§ EXERCISE DESCRIPTION:
Your task is to output the listing word for word, with pictures excluded.

§ RAW DATA:
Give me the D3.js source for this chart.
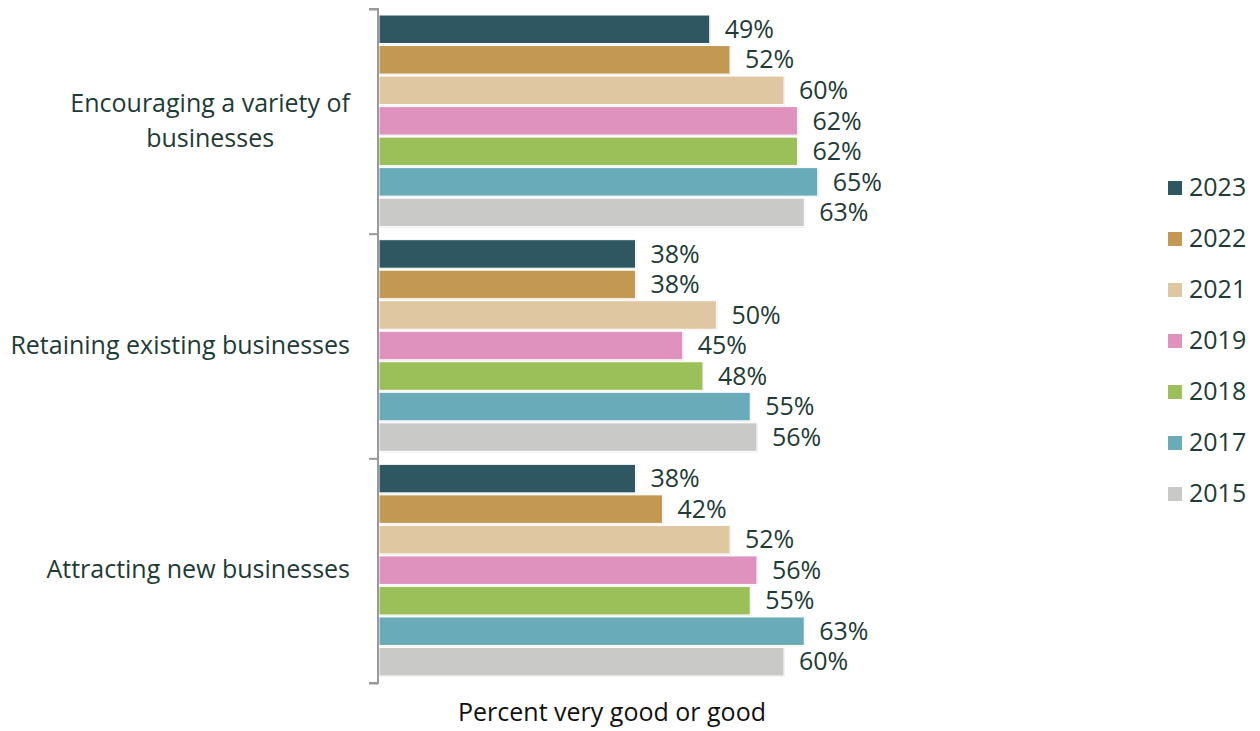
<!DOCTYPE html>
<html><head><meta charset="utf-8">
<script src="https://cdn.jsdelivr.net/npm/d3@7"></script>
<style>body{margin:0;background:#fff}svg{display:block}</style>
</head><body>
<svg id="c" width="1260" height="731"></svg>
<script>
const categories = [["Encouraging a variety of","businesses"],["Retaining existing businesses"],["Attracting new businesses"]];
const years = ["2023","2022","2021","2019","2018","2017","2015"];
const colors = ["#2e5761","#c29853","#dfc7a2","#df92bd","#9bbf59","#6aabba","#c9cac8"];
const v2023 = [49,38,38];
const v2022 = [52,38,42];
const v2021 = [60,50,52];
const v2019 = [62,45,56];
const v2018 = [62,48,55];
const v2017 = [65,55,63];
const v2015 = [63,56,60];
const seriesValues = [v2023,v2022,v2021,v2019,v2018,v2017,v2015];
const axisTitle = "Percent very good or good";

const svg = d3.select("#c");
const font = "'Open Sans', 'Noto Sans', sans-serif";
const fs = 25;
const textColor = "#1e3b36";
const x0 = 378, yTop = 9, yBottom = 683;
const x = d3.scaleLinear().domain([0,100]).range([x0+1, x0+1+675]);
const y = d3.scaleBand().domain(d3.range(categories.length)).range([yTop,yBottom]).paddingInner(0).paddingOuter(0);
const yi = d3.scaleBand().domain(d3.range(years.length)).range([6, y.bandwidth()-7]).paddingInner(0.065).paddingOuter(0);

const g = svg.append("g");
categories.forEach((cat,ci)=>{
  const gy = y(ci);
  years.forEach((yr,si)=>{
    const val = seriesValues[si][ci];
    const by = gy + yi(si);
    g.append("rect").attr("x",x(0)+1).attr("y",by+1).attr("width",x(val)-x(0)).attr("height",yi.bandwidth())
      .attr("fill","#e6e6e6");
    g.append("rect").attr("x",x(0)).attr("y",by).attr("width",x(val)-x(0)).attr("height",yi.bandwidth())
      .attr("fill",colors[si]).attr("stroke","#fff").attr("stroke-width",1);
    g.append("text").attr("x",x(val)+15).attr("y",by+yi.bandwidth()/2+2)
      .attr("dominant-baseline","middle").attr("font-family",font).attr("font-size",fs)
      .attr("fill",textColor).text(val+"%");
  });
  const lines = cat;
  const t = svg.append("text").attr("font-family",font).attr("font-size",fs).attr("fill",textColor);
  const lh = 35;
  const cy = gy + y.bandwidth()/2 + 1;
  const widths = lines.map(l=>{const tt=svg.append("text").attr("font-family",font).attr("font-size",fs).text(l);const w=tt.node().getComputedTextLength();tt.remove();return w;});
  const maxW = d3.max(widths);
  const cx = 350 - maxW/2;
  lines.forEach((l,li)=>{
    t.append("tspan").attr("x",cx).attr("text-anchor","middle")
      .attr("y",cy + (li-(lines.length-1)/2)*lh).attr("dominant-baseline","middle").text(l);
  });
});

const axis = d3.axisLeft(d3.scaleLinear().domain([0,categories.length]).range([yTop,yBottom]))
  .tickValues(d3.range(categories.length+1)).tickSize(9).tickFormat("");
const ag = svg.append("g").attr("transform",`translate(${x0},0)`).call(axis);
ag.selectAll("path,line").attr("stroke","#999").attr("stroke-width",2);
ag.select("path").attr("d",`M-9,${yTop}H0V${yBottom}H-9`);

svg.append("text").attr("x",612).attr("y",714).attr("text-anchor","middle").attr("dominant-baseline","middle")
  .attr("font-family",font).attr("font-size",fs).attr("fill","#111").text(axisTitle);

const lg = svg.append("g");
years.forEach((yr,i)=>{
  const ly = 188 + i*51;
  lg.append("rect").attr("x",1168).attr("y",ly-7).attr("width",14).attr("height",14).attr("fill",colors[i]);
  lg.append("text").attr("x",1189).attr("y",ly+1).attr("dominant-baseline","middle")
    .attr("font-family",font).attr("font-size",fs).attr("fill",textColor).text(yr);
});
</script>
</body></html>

§ ANSWER TO THE EXERCISE:
Give me the D3.js source for this chart.
<!DOCTYPE html>
<html><head><meta charset="utf-8">
<script src="https://cdn.jsdelivr.net/npm/d3@7"></script>
<style>body{margin:0;background:#fff}svg{display:block}</style>
</head><body>
<svg id="c" width="1260" height="731"></svg>
<script>
const categories = [["Encouraging a variety of","businesses"],["Retaining existing businesses"],["Attracting new businesses"]];
const years = ["2023","2022","2021","2019","2018","2017","2015"];
const colors = ["#2e5761","#c29853","#dfc7a2","#df92bd","#9bbf59","#6aabba","#c9cac8"];
const v2023 = [49,38,38];
const v2022 = [52,38,42];
const v2021 = [60,50,52];
const v2019 = [62,45,56];
const v2018 = [62,48,55];
const v2017 = [65,55,63];
const v2015 = [63,56,60];
const seriesValues = [v2023,v2022,v2021,v2019,v2018,v2017,v2015];
const axisTitle = "Percent very good or good";

const svg = d3.select("#c");
const font = "'Open Sans', 'Noto Sans', sans-serif";
const fs = 25;
const textColor = "#1e3b36";
const x0 = 378, yTop = 9, yBottom = 683;
const x = d3.scaleLinear().domain([0,100]).range([x0+1, x0+1+675]);
const y = d3.scaleBand().domain(d3.range(categories.length)).range([yTop,yBottom]).paddingInner(0).paddingOuter(0);
const yi = d3.scaleBand().domain(d3.range(years.length)).range([6, y.bandwidth()-7]).paddingInner(0.065).paddingOuter(0);

const g = svg.append("g");
categories.forEach((cat,ci)=>{
  const gy = y(ci);
  years.forEach((yr,si)=>{
    const val = seriesValues[si][ci];
    const by = gy + yi(si);
    g.append("rect").attr("x",x(0)+1).attr("y",by+1).attr("width",x(val)-x(0)).attr("height",yi.bandwidth())
      .attr("fill","#e6e6e6");
    g.append("rect").attr("x",x(0)).attr("y",by).attr("width",x(val)-x(0)).attr("height",yi.bandwidth())
      .attr("fill",colors[si]).attr("stroke","#fff").attr("stroke-width",1);
    g.append("text").attr("x",x(val)+15).attr("y",by+yi.bandwidth()/2+2)
      .attr("dominant-baseline","middle").attr("font-family",font).attr("font-size",fs)
      .attr("fill",textColor).text(val+"%");
  });
  const lines = cat;
  const t = svg.append("text").attr("font-family",font).attr("font-size",fs).attr("fill",textColor);
  const lh = 35;
  const cy = gy + y.bandwidth()/2 + 1;
  const widths = lines.map(l=>{const tt=svg.append("text").attr("font-family",font).attr("font-size",fs).text(l);const w=tt.node().getComputedTextLength();tt.remove();return w;});
  const maxW = d3.max(widths);
  const cx = 350 - maxW/2;
  lines.forEach((l,li)=>{
    t.append("tspan").attr("x",cx).attr("text-anchor","middle")
      .attr("y",cy + (li-(lines.length-1)/2)*lh).attr("dominant-baseline","middle").text(l);
  });
});

const axis = d3.axisLeft(d3.scaleLinear().domain([0,categories.length]).range([yTop,yBottom]))
  .tickValues(d3.range(categories.length+1)).tickSize(9).tickFormat("");
const ag = svg.append("g").attr("transform",`translate(${x0},0)`).call(axis);
ag.selectAll("path,line").attr("stroke","#999").attr("stroke-width",2);
ag.select("path").attr("d",`M-9,${yTop}H0V${yBottom}H-9`);

svg.append("text").attr("x",612).attr("y",714).attr("text-anchor","middle").attr("dominant-baseline","middle")
  .attr("font-family",font).attr("font-size",fs).attr("fill","#111").text(axisTitle);

const lg = svg.append("g");
years.forEach((yr,i)=>{
  const ly = 188 + i*51;
  lg.append("rect").attr("x",1168).attr("y",ly-7).attr("width",14).attr("height",14).attr("fill",colors[i]);
  lg.append("text").attr("x",1189).attr("y",ly+1).attr("dominant-baseline","middle")
    .attr("font-family",font).attr("font-size",fs).attr("fill",textColor).text(yr);
});
</script>
</body></html>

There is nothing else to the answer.